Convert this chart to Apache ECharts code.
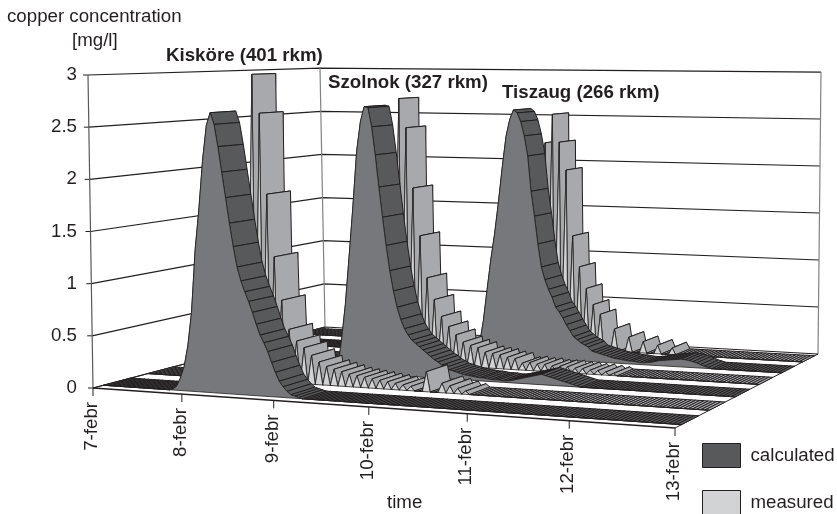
<!DOCTYPE html>
<html><head><meta charset="utf-8">
<style>html,body{margin:0;padding:0;background:#fff}#c{width:837px;height:514px}</style>
<script src="https://cdn.jsdelivr.net/npm/echarts@6/dist/echarts.min.js"></script>
</head><body><div id="c"></div>
<script>
// ---- data (hour index counted from 7-febr 00:00) ----
const dateLabels = ['7-febr','8-febr','9-febr','10-febr','11-febr','12-febr','13-febr'];
const yTicks = [0,0.5,1,1.5,2,2.5,3];
const kiskoreCalcStart = 19;
const kiskoreCalc = [.01,.04,.12,.23,.43,.75,1.35,1.73,2.2,2.53,2.65,2.54,2.33,2.09,1.85,1.61,1.39,1.2,1.07,.97,.88,.78,.67,.57,.5,.42,.32,.23,.15,.1,.06,.03,.02,.01];
const kiskoreMeasHours = [29,31,33,35,37,39,41,43,45,47,49,51,53,55,57,59,61,63,65,67,69,71,75,79,81,83,85];
const kiskoreMeas = [3,2.62,1.83,1.22,.8,.52,.41,.35,.28,.22,.18,.16,.14,.12,.11,.1,.09,.08,.07,.06,.05,.04,.19,.09,.07,.05,.03];
const szolnokCalcStart = 41;
const szolnokCalc = [.01,.05,.33,.68,1.16,1.66,2.22,2.52,2.67,2.66,2.47,2.19,1.87,1.57,1.29,1.04,.84,.68,.56,.47,.41,.36,.33,.3,.27,.24,.21,.18,.16,.13,.11,.09,.08,.07,.06,.05,.045,.04,.035,.03,.03,.025,.02,.02,.02,.015,.015,.02,.03,.04,.05,.06,.07,.08,.09,.1,.09,.08,.07,.06,.05,.04,.03,.02,.01];
const szolnokMeasHours = [49,51,53,55,57,59,61,63,65,67,69,71,73,75,77,79,81,83,85,87,89,91,93,95,97,99,101,103,105,107];
const szolnokMeas = [2.73,2.43,1.81,1.32,.89,.67,.5,.4,.32,.25,.22,.2,.16,.15,.14,.12,.11,.07,.08,.07,.07,.06,.06,.06,.05,.05,.04,.04,.03,.02];
const tiszaugCalcStart = 61;
const tiszaugCalc = [.02,.05,.13,.37,.7,1.02,1.29,1.62,1.99,2.32,2.5,2.6,2.57,2.48,2.33,2.12,1.75,1.49,1.2,.96,.83,.73,.65,.55,.5,.44,.37,.31,.25,.22,.19,.17,.15,.11,.1,.09,.08,.07,.06,.05,.045,.04,.035,.03,.03,.025,.02,.02,.025,.03,.04,.05,.055,.06,.065,.07,.075,.08,.075,.07,.06,.05,.035,.02,.01];
const tiszaugMeasHours = [73,75,77,79,81,83,85,87,89,93,97,101,105,109];
const tiszaugMeas = [2.22,2.53,2.23,1.93,1.22,.89,.66,.49,.39,.24,.16,.12,.09,.07];
const LAST_HOUR = 144;

function fromRun(start, vals){ const a=[]; for(let h=0;h<=LAST_HOUR;h++){ const i=h-start; a.push(i>=0&&i<vals.length?vals[i]:0);} return a; }
function fromPairs(hrs, vals){ const a=[]; for(let h=0;h<=LAST_HOUR;h++){ const i=hrs.indexOf(h); a.push(i>=0?vals[i]:0);} return a; }

// row 0 is nearest the viewer
const rows = [
 {name:'calculated', values:fromRun(kiskoreCalcStart,kiskoreCalc)},
 {name:'measured',   values:fromPairs(kiskoreMeasHours,kiskoreMeas)},
 {name:'calculated', values:fromRun(szolnokCalcStart,szolnokCalc)},
 {name:'measured',   values:fromPairs(szolnokMeasHours,szolnokMeas)},
 {name:'calculated', values:fromRun(tiszaugCalcStart,tiszaugCalc)},
 {name:'measured',   values:fromPairs(tiszaugMeasHours,tiszaugMeas)}
];

// ---- camera: floor plane is a projective map of the unit square ----
const INK='#231f20', FONT_SIZE=18.7;
const COL={calculated:{front:'#77787b',side:'#58595b',legend:'#58595b'},measured:{front:'#d1d3d4',side:'#a7a9ac',legend:'#d1d3d4'}};
const FLOOR={fr:[675,428],br:[818,354],bl:[325,327]};
const ROW_FRONT=0.046, ROW_REAR=0.055;
const FRAME_LEAN=[-5,8], MARK_LEAN=[-2,8], GRID={left:93,right:162,top:75,bottom:126};

function projector(api,lean){
  const o=api.coord([0,0]), e=api.coord([LAST_HOUR,0]), t3=api.coord([0,3]);
  const [x0,y0]=o,[x1,y1]=FLOOR.fr,[x2,y2]=FLOOR.br,[x3,y3]=FLOOR.bl;
  const dx1=x1-x2,dx2=x3-x2,sx=x0-x1+x2-x3,dy1=y1-y2,dy2=y3-y2,sy=y0-y1+y2-y3;
  const den=dx1*dy2-dx2*dy1;
  const g=(sx*dy2-dx2*sy)/den,h=(dx1*sy-sx*dy1)/den;
  const a=x1-x0+g*x1,b=x3-x0+h*x3,D=y1-y0+g*y1,E=y3-y0+h*y3;
  const full=o[1]-t3[1];
  return function(hour,d,v){
    const p=api.coord([hour,v]);
    const u=(p[0]-o[0])/(e[0]-o[0]);
    const H=o[1]-p[1];
    const w=1+g*u+h*d;
    return [(a*u+b*d+x0)/w+(H/full)*(lean[0]+lean[1]*u),(D*u+E*d+y0)/w-H/w];
  };
}
function line(pts,color,width){return {type:'polyline',shape:{points:pts},style:{fill:null,stroke:color,lineWidth:width},silent:true};}

function renderFrame(params,api){
  const P=projector(api,FRAME_LEAN), kids=[];
  yTicks.forEach(v=>{
    kids.push(line([P(0,0,v),P(0,1,v),P(LAST_HOUR,1,v)],INK,1.2));
    const q=P(0,0,v);
    kids.push(line([[q[0]-5,q[1]],q],INK,1));
  });
  kids.push(line([P(0,0,0),P(0,0,3)],'#58595b',1.2));
  kids.push(line([P(0,1,0),P(0,1,3)],'#808285',1.2));
  kids.push(line([P(LAST_HOUR,1,0),P(LAST_HOUR,1,3)],'#808285',1.2));
  kids.push(line([P(0,0,0),P(LAST_HOUR,0,0)],INK,1.6));
  kids.push(line([P(LAST_HOUR,0,0),P(LAST_HOUR,1,0)],INK,1));
  kids.push(line([P(0,0,0),P(0,1,0)],INK,1));
  dateLabels.forEach((t,i)=>{
    const q=P(i*24,0,0);
    kids.push(line([q,[q[0],q[1]+8]],INK,1));
    kids.push({type:'text',x:q[0]-1,y:q[1]+14,rotation:Math.PI/2,
      style:{text:t,align:'right',verticalAlign:'middle',fontFamily:'Liberation Sans',fontSize:FONT_SIZE,fill:INK},silent:true});
  });
  return {type:'group',children:kids};
}

function renderRow(rowIdx){
  const values=rows[rowIdx].values, col=COL[rows[rowIdx].name];
  const dc=(rowIdx+0.5)/rows.length, df=dc-ROW_FRONT, dr=dc+ROW_REAR;
  return function(params,api){
    const P=projector(api,MARK_LEAN), i=api.value(0), kids=[];
    if(i<LAST_HOUR){
      const v0=api.value(1), v1=values[i+1];
      kids.push({type:'polygon',shape:{points:[P(i,df,v0),P(i+1,df,v1),P(i+1,dr,v1),P(i,dr,v0)]},
        style:{fill:col.side,stroke:INK,lineWidth:1,lineJoin:'round'},silent:true});
    } else {
      const pts=[P(0,df,0)];
      values.forEach((v,h)=>pts.push(P(h,df,v)));
      pts.push(P(LAST_HOUR,df,0));
      kids.push({type:'polygon',shape:{points:pts},style:{fill:col.front,stroke:INK,lineWidth:0.8,lineJoin:'round'},silent:true});
    }
    return {type:'group',children:kids};
  };
}

const series=[{type:'custom',name:'frame',z:1,silent:true,data:[[0,0]],renderItem:renderFrame,clip:false,animation:false}];
for(let r=rows.length-1;r>=0;r--){
  series.push({type:'custom',name:rows[r].name,z:2+(rows.length-1-r),silent:true,clip:false,animation:false,
    itemStyle:{color:COL[rows[r].name].legend},
    encode:{x:0,y:1},
    data:rows[r].values.map((v,h)=>[h,v]),renderItem:renderRow(r)});
}
const txt=(s,left,cy,bold)=>({text:s,left:left,top:cy-10,padding:0,textStyle:{fontFamily:'Liberation Sans',fontSize:FONT_SIZE,lineHeight:21,fontWeight:bold?'bold':'normal',color:INK}});
const legendEntry=(name,top)=>({data:[name],orient:'vertical',left:702,top:top,padding:0,itemWidth:38,itemHeight:24,icon:'rect',selectedMode:false,
    itemStyle:{borderColor:INK,borderWidth:1},
    textStyle:{fontFamily:'Liberation Sans',fontSize:FONT_SIZE,color:INK,padding:[0,0,0,5]}});

const chart=echarts.init(document.getElementById('c'),null,{renderer:'canvas'});
chart.setOption({
  animation:false,backgroundColor:'#fff',
  grid:GRID,
  title:[txt('copper concentration',7,16),txt('[mg/l]',72,40),
    txt('Kisköre (401 rkm)',166,55,true),txt('Szolnok (327 rkm)',328,82,true),txt('Tiszaug (266 rkm)',502,92,true),
    txt('time',387,502)],
  legend:[legendEntry('calculated',443),legendEntry('measured',490)],
  xAxis:{type:'value',min:0,max:LAST_HOUR,interval:24,show:false},
  yAxis:{type:'value',min:0,max:3,interval:0.5,axisLine:{show:false},axisTick:{show:false},splitLine:{show:false},
    axisLabel:{margin:16,fontFamily:'Liberation Sans',fontSize:FONT_SIZE,color:INK}},
  series:series
});
</script></body></html>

****************

Please restate the material above line by line, exactly, beginning at its first line and ending with the line that contains "const LAST_HOUR = 144;", without any pictures.

Convert this chart to Apache ECharts code.
<!DOCTYPE html>
<html><head><meta charset="utf-8">
<style>html,body{margin:0;padding:0;background:#fff}#c{width:837px;height:514px}</style>
<script src="https://cdn.jsdelivr.net/npm/echarts@6/dist/echarts.min.js"></script>
</head><body><div id="c"></div>
<script>
// ---- data (hour index counted from 7-febr 00:00) ----
const dateLabels = ['7-febr','8-febr','9-febr','10-febr','11-febr','12-febr','13-febr'];
const yTicks = [0,0.5,1,1.5,2,2.5,3];
const kiskoreCalcStart = 19;
const kiskoreCalc = [.01,.04,.12,.23,.43,.75,1.35,1.73,2.2,2.53,2.65,2.54,2.33,2.09,1.85,1.61,1.39,1.2,1.07,.97,.88,.78,.67,.57,.5,.42,.32,.23,.15,.1,.06,.03,.02,.01];
const kiskoreMeasHours = [29,31,33,35,37,39,41,43,45,47,49,51,53,55,57,59,61,63,65,67,69,71,75,79,81,83,85];
const kiskoreMeas = [3,2.62,1.83,1.22,.8,.52,.41,.35,.28,.22,.18,.16,.14,.12,.11,.1,.09,.08,.07,.06,.05,.04,.19,.09,.07,.05,.03];
const szolnokCalcStart = 41;
const szolnokCalc = [.01,.05,.33,.68,1.16,1.66,2.22,2.52,2.67,2.66,2.47,2.19,1.87,1.57,1.29,1.04,.84,.68,.56,.47,.41,.36,.33,.3,.27,.24,.21,.18,.16,.13,.11,.09,.08,.07,.06,.05,.045,.04,.035,.03,.03,.025,.02,.02,.02,.015,.015,.02,.03,.04,.05,.06,.07,.08,.09,.1,.09,.08,.07,.06,.05,.04,.03,.02,.01];
const szolnokMeasHours = [49,51,53,55,57,59,61,63,65,67,69,71,73,75,77,79,81,83,85,87,89,91,93,95,97,99,101,103,105,107];
const szolnokMeas = [2.73,2.43,1.81,1.32,.89,.67,.5,.4,.32,.25,.22,.2,.16,.15,.14,.12,.11,.07,.08,.07,.07,.06,.06,.06,.05,.05,.04,.04,.03,.02];
const tiszaugCalcStart = 61;
const tiszaugCalc = [.02,.05,.13,.37,.7,1.02,1.29,1.62,1.99,2.32,2.5,2.6,2.57,2.48,2.33,2.12,1.75,1.49,1.2,.96,.83,.73,.65,.55,.5,.44,.37,.31,.25,.22,.19,.17,.15,.11,.1,.09,.08,.07,.06,.05,.045,.04,.035,.03,.03,.025,.02,.02,.025,.03,.04,.05,.055,.06,.065,.07,.075,.08,.075,.07,.06,.05,.035,.02,.01];
const tiszaugMeasHours = [73,75,77,79,81,83,85,87,89,93,97,101,105,109];
const tiszaugMeas = [2.22,2.53,2.23,1.93,1.22,.89,.66,.49,.39,.24,.16,.12,.09,.07];
const LAST_HOUR = 144;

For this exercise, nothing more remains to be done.